Moussaka

April 22, 2003

Moussaka

I have only ever had moussaka four times. The first time it seemed an exotic experience while I was at summer camp in Switzerland (International Summer Camp Montana). Some of the girls from Greece spent a large part of one day cooking moussaka. We were to feast on it during a special activity night. I was 16 years old and I had absolutely no idea what moussaka was. In my home, pizza was considered an ethnic dinner. We just did not get exposed to different kinds of food. The evening progressed, I ate my first moussaka and I enjoyed it!

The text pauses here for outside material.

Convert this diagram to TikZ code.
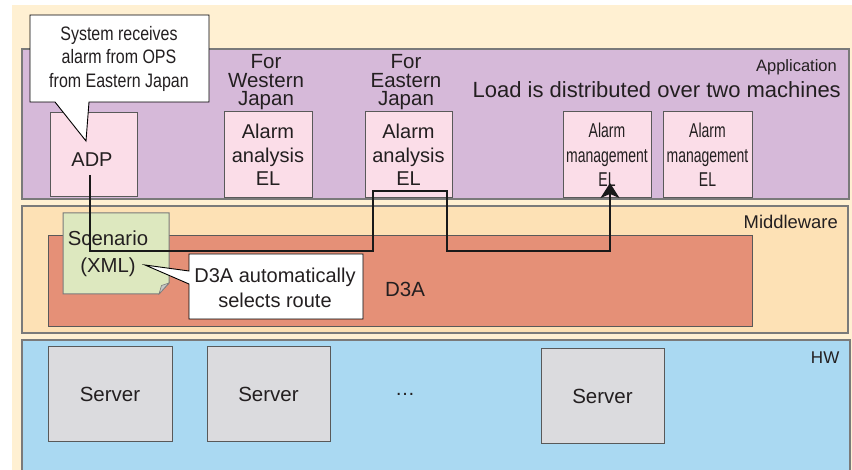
\documentclass[tikz,border=0pt]{standalone}
\usepackage{fontspec}
\setmainfont{Liberation Sans}
\newfontfamily\condA[FakeStretch=0.7]{Liberation Sans}
\newfontfamily\condB[FakeStretch=0.82]{Liberation Sans}
\usetikzlibrary{arrows.meta}
\definecolor{cream}{HTML}{FFF0D2}
\definecolor{appc}{HTML}{D6B9D9}
\definecolor{mwc}{HTML}{FDE1B5}
\definecolor{d3ac}{HTML}{E59077}
\definecolor{hwc}{HTML}{AAD9F2}
\definecolor{srvc}{HTML}{DBDBDE}
\definecolor{pinkc}{HTML}{FBDDE8}
\definecolor{notec}{HTML}{DDE8BF}
\definecolor{laygray}{HTML}{7A7A7A}
\definecolor{boxgray}{HTML}{595959}
\definecolor{txt}{HTML}{231F20}
\tikzset{
  layer/.style={draw=laygray, line width=1.5pt, inner sep=0pt},
  elbox/.style={draw=boxgray, fill=pinkc, line width=1pt, inner sep=0pt, align=center, text=txt},
  srvbox/.style={draw=boxgray, fill=srvc, line width=1pt, inner sep=0pt, align=center, text=txt,
    minimum width=124pt, minimum height=94pt, font=\fontsize{20.5}{24}\selectfont},
  lbl/.style={inner sep=0pt, text=txt, align=center},
  callout/.style={draw=black, fill=white, line width=0.9pt, line join=miter},
  route/.style={draw=black!90, line width=1.8pt, -{Stealth[length=15pt,width=19pt,inset=4pt]}}
}
\begin{document}
\begin{tikzpicture}[x=1pt,y=-1pt]
\useasboundingbox (0,0) rectangle (852,470);
\clip (0,0) rectangle (852,470);
\fill[white] (0,0) rectangle (852,470);
\fill[cream] (12,5) rectangle (852,470);
% layers
\node[layer, fill=appc, minimum width=827pt, minimum height=150pt] (app) at (435.5,124) {};
\node[layer, fill=mwc, minimum width=826pt, minimum height=127pt] (mw) at (435,269.5) {};
\node[layer, fill=hwc, minimum width=828pt, minimum height=140pt] (hw) at (436,410) {};
\node[lbl, anchor=east, font=\fontsize{16.5}{19}\selectfont] (applbl) at (837,67) {Application};
\node[lbl, anchor=east, font=\fontsize{22}{26}\selectfont] (load) at (841,90) {Load is distributed over two machines};
\node[lbl, anchor=east, font=\fontsize{18.4}{22}\selectfont] (mwlbl) at (838,222) {Middleware};
\node[lbl, anchor=east, font=\fontsize{17}{20}\selectfont] (hwlbl) at (839.5,358) {HW};
% application boxes
\node[elbox, minimum width=87pt, minimum height=84pt] (adp) at (93.5,155) {};
\node[lbl, font=\fontsize{20}{24}\selectfont] (adptxt) at (92,160) {ADP};
\node[lbl, font=\fontsize{20.5}{18.5}\selectfont] (west) at (266,82.5) {For\\Western\\Japan};
\node[lbl, font=\fontsize{20.5}{18.5}\selectfont] (east) at (406,82.5) {For\\Eastern\\Japan};
\node[elbox, minimum width=88pt, minimum height=86pt, font=\fontsize{20}{23.5}\selectfont] (aa1) at (268,155) {Alarm\\analysis\\EL};
\node[elbox, minimum width=87pt, minimum height=86pt, font=\fontsize{20}{23.5}\selectfont] (aa2) at (408.5,155) {Alarm\\analysis\\EL};
\node[elbox, minimum width=88pt, minimum height=86pt, font=\condA\fontsize{20}{24.5}\selectfont] (am1) at (607,155) {Alarm\\management\\EL};
\node[elbox, minimum width=89pt, minimum height=86pt, font=\condA\fontsize{20}{24.5}\selectfont] (am2) at (707.5,155) {Alarm\\management\\EL};
% middleware
\node[draw=boxgray, fill=d3ac, line width=1pt, inner sep=0pt, minimum width=704pt, minimum height=91pt] (d3a) at (400,281.5) {};
\node[lbl, font=\fontsize{20.5}{24}\selectfont] (d3atxt) at (405,289) {D3A};
% scenario note
\filldraw[fill=notec, draw=laygray, line width=1pt] (63,213) -- (169,213) -- (169,283) -- (159,294) -- (63,294) -- cycle;
\filldraw[fill=gray!45, draw=laygray, line width=0.6pt] (169,283) -- (159,294) -- (161.5,285.5) -- cycle;
\node[lbl, font=\fontsize{20.3}{27}\selectfont] (scen) at (108,253.5) {Scenario\\(XML)};
% callouts
\path[callout] (189,254) -- (363,254) -- (363,319) -- (189,319) -- (189,284) -- (145,265) -- (189,271) -- cycle;
\node[lbl, font=\fontsize{20}{25}\selectfont] (c2txt) at (275,287.5) {D3A automatically\\selects route};
\path[callout] (30,15) -- (209,15) -- (209,102) -- (89,102) -- (86,141) -- (55,102) -- (30,102) -- cycle;
\node[lbl, font=\condB\fontsize{19.5}{23.5}\selectfont] (c1txt) at (119,58.5) {System receives\\alarm from OPS\\from Eastern Japan};
% servers
\node[srvbox] (s1) at (110,394) {Server};
\node[srvbox, minimum width=123pt] (s2) at (268.5,394) {Server};
\node[lbl, font=\fontsize{20}{24}\selectfont] (dots) at (405,394) {…};
\node[srvbox, minimum width=123pt] (s3) at (602.5,396) {Server};
% route
\coordinate (r0) at (90,175);
\coordinate (r1) at (610,183);
\draw[route] (r0) -- (90,251) -- (373,251) -- (373,191) -- (447,191) -- (447,251) -- (610,251) -- (r1);
\end{tikzpicture}
\end{document}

The second time was on a family trip. I was on the verge of being 18, and all six of us Havilands were on a small cruise ship (and I mean small) in Greece. We arrived in Athens and dealt with the busy, dirty city that we needed to board from. We did have a wonderful hike to the Parthenon, but otherwise I didn’t really enjoy my visit there. But then we boarded the cruise ship and spent the next few days touring the most beautiful islands I had ever seen. We would wake up at one island, enjoy a morning there, board the ship, eat lunch and cruise to the next island, and enjoy the afternoon or evening there. Crete, and Mykonos, the beach of Lindos, the names were different from anything I knew. The white washed buildings with soft edges, the dry warmth and lack of greenery, all was tantalizing. The food was different as well. I again enjoyed moussaka, this time in it’s homeland and glory. I have vague memories of chasing it all down with some ouzo.

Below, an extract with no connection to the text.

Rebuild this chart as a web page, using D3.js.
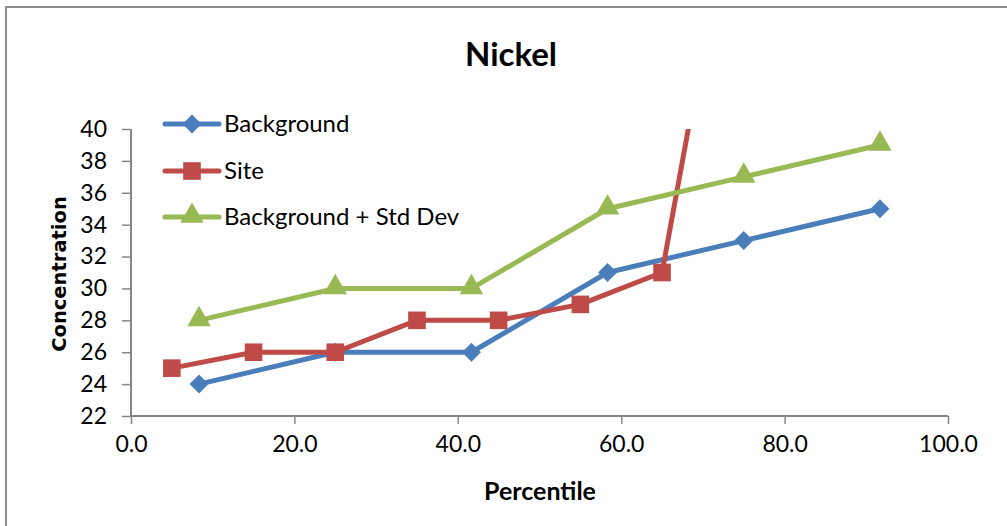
<!DOCTYPE html>
<html>
<head>
<meta charset="utf-8">
<script src="https://cdn.jsdelivr.net/npm/d3@7"></script>
<style>
  html, body { margin: 0; padding: 0; background: #fff; }
  svg { display: block; }
</style>
</head>
<body>
<svg id="chart" width="1007" height="526"></svg>
<script>
// Percentile positions and concentrations for each series
const bgPercentile = [8.33, 25, 41.67, 58.33, 75, 91.67];
const bgValues = [24, 26, 26, 31, 33, 35];

const sitePercentile = [5, 15, 25, 35, 45, 55, 65, 75];
const siteValues = [25, 26, 26, 28, 28, 29, 31, 59];

const sdPercentile = [8.33, 25, 41.67, 58.33, 75, 91.67];
const sdValues = [28, 30, 30, 35, 37, 39];

const xTicks = [0, 20, 40, 60, 80, 100];
const yTicks = [22, 24, 26, 28, 30, 32, 34, 36, 38, 40];

const seriesNames = ["Background", "Site", "Background + Std Dev"];
const seriesColors = ["#4A7EBB", "#BE4B48", "#98B954"];

const labelFont = "Lato, 'Open Sans', sans-serif";

const svg = d3.select("#chart");

// Outer chart frame
svg.append("rect")
  .attr("x", 6).attr("y", 7)
  .attr("width", 1010).attr("height", 530)
  .attr("fill", "#fff")
  .attr("stroke", "#8c8c8c")
  .attr("stroke-width", 2);

const x = d3.scaleLinear().domain([0, 100]).range([131, 948]);
const y = d3.scaleLinear().domain([22, 40]).range([416, 129]);

// Clip region = plot area
svg.append("defs").append("clipPath").attr("id", "plot-clip")
  .append("rect")
  .attr("x", x(0)).attr("y", y(40))
  .attr("width", x(100) - x(0)).attr("height", y(22) - y(40));

// Y axis
const yAxis = svg.append("g")
  .attr("transform", `translate(${x(0)},0)`)
  .call(d3.axisLeft(y).tickValues(yTicks).tickSize(9).tickPadding(15).tickFormat(d3.format("d")));

// X axis
const xAxis = svg.append("g")
  .attr("transform", `translate(0,${y(22)})`)
  .call(d3.axisBottom(x).tickValues(xTicks).tickSize(8).tickPadding(12).tickFormat(d3.format(".1f")));

[yAxis, xAxis].forEach(ax => {
  ax.select(".domain").attr("stroke", "#868686").attr("stroke-width", 2);
  ax.selectAll(".tick line").attr("stroke", "#868686").attr("stroke-width", 1.5);
  ax.selectAll(".tick text")
    .attr("fill", "#000")
    .style("font-family", labelFont)
    .style("font-size", "23px");
});
// Domain path without outer ticks
yAxis.select(".domain").attr("d", `M0,${y(22)}V${y(40)}`);
xAxis.select(".domain").attr("d", `M${x(0)},0H${x(100)}`);

// Titles
svg.append("text")
  .attr("x", 511).attr("y", 66)
  .attr("text-anchor", "middle")
  .style("font-family", labelFont)
  .style("font-weight", "bold")
  .style("font-size", "33px")
  .text("Nickel");

svg.append("text")
  .attr("x", 540).attr("y", 500)
  .attr("text-anchor", "middle")
  .style("font-family", labelFont)
  .style("font-weight", "bold")
  .style("font-size", "25px")
  .text("Percentile");

svg.append("text")
  .attr("transform", "translate(66,274) rotate(-90)")
  .attr("text-anchor", "middle")
  .style("font-family", "'DejaVu Sans', sans-serif")
  .style("font-weight", "bold")
  .style("font-size", "19.5px")
  .text("Concentration");

// Series
const series = [
  { xs: bgPercentile, ys: bgValues, shape: "diamond" },
  { xs: sitePercentile, ys: siteValues, shape: "square" },
  { xs: sdPercentile, ys: sdValues, shape: "triangle" }
];

const line = d3.line().x(d => x(d[0])).y(d => y(d[1]));

const symbolFor = {
  diamond: d3.symbol().type(d3.symbolDiamond2).size(230),
  square: d3.symbol().type(d3.symbolSquare).size(310),
  triangle: d3.symbol().type(d3.symbolTriangle).size(240)
};

const plot = svg.append("g").attr("clip-path", "url(#plot-clip)");

series.forEach((s, i) => {
  const pts = s.xs.map((v, k) => [v, s.ys[k]]);
  const g = plot.append("g");
  g.append("path")
    .datum(pts)
    .attr("fill", "none")
    .attr("stroke", seriesColors[i])
    .attr("stroke-width", 5)
    .attr("stroke-linejoin", "round")
    .attr("d", line);
  g.selectAll("path.mark")
    .data(pts)
    .join("path")
    .attr("class", "mark")
    .attr("transform", d => `translate(${x(d[0])},${y(d[1]) + (s.shape === "triangle" ? -1 : 0)})`)
    .attr("fill", seriesColors[i])
    .attr("d", symbolFor[s.shape]);
});

// Legend
const legend = svg.append("g");
const legendY = [124, 171, 217];
seriesNames.forEach((name, i) => {
  const g = legend.append("g").attr("transform", `translate(0,${legendY[i]})`);
  g.append("line")
    .attr("x1", 165).attr("x2", 219)
    .attr("y1", 0).attr("y2", 0)
    .attr("stroke", seriesColors[i])
    .attr("stroke-width", 5)
    .attr("stroke-linecap", "round");
  g.append("path")
    .attr("transform", `translate(192,${series[i].shape === "triangle" ? -1 : 0})`)
    .attr("fill", seriesColors[i])
    .attr("d", symbolFor[series[i].shape]);
  g.append("text")
    .attr("x", 224).attr("y", 8)
    .style("font-family", labelFont)
    .style("font-size", "24px")
    .text(name);
});
</script>
</body>
</html>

Many years later I needed some comfort food to indulge my memories and senses. I was 33 and had just had surgery to remove the cancer that had grown in my colon. I was a mom of a one year old but was feeling so unsure of what was going on with my future. During the recovery from my surgery, many people had brought food and were very generous in many ways. My older brother Sandy and his wife Kate had given me a gift certificate to the Ann Howard Cookery down the road. (I had worked there when I was in high school). I talked to the woman at the cookery about what kinds of things they could make for us, and on the list was moussaka! The thought of it brought back such good memories. I ordered it right away, and was delighted to have it again. It tasted so wonderful. I waited a week or so, then ordered it a second time. Again, delicious!

Being spring, I have wanted to cook some lamb, and started thinking about moussaka. I hunted down recipes on the internet and found a mere handful. I will remain on the hunt until I find something that is right. I tried a variation on a few of the recipes I found- kind of combining some of them. It was not quite what I remembered. So I am still working on it. The recipe that I made is below, but know that this is not quite right, even though it is legitimate moussaka.

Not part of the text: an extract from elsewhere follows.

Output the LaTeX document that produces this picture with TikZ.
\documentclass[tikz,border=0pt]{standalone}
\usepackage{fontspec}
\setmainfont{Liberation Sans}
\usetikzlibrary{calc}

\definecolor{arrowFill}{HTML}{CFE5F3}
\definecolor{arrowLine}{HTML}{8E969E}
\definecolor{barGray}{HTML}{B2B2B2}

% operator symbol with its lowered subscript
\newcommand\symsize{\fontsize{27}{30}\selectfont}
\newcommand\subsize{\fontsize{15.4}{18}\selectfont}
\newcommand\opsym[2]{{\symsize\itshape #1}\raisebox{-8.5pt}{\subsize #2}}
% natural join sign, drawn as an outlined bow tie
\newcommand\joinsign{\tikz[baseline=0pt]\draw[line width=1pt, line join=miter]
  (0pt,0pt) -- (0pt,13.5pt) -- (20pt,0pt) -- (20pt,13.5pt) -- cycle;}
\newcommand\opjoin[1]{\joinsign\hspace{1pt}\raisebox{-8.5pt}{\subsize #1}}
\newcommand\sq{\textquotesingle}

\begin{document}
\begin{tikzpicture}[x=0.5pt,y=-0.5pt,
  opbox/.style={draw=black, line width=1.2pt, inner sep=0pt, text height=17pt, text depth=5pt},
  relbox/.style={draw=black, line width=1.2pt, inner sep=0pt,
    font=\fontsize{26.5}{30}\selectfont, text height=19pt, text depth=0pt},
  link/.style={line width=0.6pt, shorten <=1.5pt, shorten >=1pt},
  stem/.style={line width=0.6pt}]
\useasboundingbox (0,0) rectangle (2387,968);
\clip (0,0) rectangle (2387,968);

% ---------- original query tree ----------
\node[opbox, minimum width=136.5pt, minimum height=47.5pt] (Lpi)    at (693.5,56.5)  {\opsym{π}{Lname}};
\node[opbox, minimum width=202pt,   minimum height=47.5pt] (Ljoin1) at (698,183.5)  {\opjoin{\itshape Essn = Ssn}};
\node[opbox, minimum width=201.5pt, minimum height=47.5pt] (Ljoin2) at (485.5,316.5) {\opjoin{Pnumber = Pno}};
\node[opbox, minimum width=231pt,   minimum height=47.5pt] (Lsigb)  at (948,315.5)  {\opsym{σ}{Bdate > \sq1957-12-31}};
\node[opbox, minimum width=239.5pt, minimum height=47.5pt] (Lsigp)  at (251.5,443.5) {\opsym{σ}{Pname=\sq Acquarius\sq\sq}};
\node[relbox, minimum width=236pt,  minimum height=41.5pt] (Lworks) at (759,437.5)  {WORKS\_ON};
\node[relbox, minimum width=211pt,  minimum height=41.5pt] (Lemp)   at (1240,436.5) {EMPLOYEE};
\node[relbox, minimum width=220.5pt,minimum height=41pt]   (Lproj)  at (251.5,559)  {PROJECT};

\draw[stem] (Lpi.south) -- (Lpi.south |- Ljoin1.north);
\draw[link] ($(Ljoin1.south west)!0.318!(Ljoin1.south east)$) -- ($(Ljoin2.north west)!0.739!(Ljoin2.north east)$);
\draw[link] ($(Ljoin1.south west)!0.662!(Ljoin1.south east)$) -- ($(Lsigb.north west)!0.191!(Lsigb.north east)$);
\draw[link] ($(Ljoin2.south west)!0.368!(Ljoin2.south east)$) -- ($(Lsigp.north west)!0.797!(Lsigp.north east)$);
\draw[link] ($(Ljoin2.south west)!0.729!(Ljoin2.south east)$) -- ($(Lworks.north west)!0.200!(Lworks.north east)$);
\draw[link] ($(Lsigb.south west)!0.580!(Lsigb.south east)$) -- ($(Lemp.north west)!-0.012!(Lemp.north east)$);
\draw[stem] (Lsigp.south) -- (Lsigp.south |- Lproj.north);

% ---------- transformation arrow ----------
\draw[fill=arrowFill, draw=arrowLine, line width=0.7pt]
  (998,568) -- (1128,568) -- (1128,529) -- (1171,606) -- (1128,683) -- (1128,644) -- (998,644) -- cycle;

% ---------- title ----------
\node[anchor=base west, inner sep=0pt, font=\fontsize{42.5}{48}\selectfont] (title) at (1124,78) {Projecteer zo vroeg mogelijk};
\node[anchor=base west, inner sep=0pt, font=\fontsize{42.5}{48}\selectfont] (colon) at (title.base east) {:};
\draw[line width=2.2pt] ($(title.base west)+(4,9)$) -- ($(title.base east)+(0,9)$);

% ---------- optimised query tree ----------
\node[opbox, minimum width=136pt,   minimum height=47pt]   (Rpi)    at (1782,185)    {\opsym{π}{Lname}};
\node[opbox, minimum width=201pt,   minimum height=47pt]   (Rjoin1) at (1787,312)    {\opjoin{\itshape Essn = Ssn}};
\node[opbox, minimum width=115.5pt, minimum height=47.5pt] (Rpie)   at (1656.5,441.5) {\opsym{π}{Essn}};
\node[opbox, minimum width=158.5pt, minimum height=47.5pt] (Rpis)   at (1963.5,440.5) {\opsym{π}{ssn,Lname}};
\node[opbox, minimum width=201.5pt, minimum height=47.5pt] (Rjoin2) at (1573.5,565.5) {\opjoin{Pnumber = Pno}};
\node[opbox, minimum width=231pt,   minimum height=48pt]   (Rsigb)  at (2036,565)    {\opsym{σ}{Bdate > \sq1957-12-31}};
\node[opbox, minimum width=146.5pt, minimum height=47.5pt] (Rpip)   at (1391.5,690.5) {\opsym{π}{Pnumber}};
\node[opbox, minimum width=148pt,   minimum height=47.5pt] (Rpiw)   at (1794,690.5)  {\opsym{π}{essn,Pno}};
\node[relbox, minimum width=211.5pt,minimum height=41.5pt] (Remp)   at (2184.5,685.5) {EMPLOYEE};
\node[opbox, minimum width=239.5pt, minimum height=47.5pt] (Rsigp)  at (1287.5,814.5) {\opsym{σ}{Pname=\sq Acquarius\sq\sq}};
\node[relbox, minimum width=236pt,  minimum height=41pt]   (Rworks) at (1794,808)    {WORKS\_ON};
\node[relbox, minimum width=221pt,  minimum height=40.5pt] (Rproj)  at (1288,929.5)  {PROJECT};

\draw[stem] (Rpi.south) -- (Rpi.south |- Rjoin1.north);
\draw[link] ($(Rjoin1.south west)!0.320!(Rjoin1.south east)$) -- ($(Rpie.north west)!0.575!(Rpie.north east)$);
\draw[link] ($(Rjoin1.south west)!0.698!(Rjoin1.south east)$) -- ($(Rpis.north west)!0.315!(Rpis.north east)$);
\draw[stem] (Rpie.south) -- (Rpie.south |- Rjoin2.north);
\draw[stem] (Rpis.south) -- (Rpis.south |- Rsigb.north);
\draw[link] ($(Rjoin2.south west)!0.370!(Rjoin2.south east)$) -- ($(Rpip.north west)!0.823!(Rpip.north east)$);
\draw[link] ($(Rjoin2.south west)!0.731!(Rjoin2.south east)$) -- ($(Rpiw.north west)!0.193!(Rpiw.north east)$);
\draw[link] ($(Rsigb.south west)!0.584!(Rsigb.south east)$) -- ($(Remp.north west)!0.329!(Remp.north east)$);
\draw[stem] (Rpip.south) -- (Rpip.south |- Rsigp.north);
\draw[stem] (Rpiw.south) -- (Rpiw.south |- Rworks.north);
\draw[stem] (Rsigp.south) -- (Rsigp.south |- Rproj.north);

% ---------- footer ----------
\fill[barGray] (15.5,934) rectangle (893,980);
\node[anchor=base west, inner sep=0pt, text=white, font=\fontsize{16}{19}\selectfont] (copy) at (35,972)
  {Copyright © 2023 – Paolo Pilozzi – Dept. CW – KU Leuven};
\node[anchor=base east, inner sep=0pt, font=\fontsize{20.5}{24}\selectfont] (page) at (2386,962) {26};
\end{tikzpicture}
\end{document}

I don’t remember what the first two moussakas tasted like, but were good enough to make me want it again at the next opportunity .I do know that the recipe that Ann Howard’s used was fantastic. The cookery is no longer in business, but I still want to get the recipe that they used. If anyone can get me any information about it – PLEASE let me know!!!

Moussaka
This is best made a day ahead and reheated. Takes about an hour and a half of active work time. Make sure you read through the recipe entirely before taking it on.

Bechamel:
5 Tbsp butter
1/2 cup flour
2 1/2 cups hot milk
2 eggs

Eggplant:
2 regular sized eggplants
kosher salt

Meat filling:
olive oil
1 1/2 pounds ground lamb
2 small onions, chopped
2 cloves garlic, minced
1 teaspoon cinnamon
1 Tbsp oregano
1/2 tsp cayenne pepper
1/2 cup dry red wine
1 20 ounce can chopped tomatoes, drained
1 Tbsp tomato paste

Slice the eggplant into 1/4 inch thick rounds. Salt it heavily with kosher salt and let it sit in a colander for at least 30 minutes.

Make the bechamel:
Melt the butter in a heavy, medium sized pot. Add the flour and stir constantly for 2 minutes. Slowly add the hot milk, a little at a time, whisking until smooth after each addition. Mix the eggs in a large bowl. Pour a little of the hot sauce into the eggs to temper them, then slowly and whisking, add the warmed eggs into the sauce. Remove fromt he heat and continue to whisk for several minutes to allow it to begin cooling and not let the eggs curdle!

Meat Sauce:
Pour some olive oil in a large heavy pan (I use a LeCreuset “buffet” pan). Over medium heat, brown the ground lamb- 6 minutes or so. Add the onions and garlic and cook for 2 minutes.
add the spices and cook for 2 more minutes. Add the wine, tomatoes and tomato paste, turn the heat down and let it simmer for about an hour.

Meanwhile: Rinse the eggplant slices off, and lay them on a foil lined baking sheet. Brush them with olive oil and broil them for about 5 minutes- until they start to brown.

Assemble:
Spray a large casserole or baking dish with cooking spray. Make a single layer with half of the eggplant, spoon the meat sauce on top of the eggplant and spread evenly. Top it with the rest of the eggplant.
Slowly pour the bechamel sauce over all, making sure that all of the eggplant has sauce on it.
Cook at 375 for about an hour. Allow to stand for half an hour. Makes about 8 servings.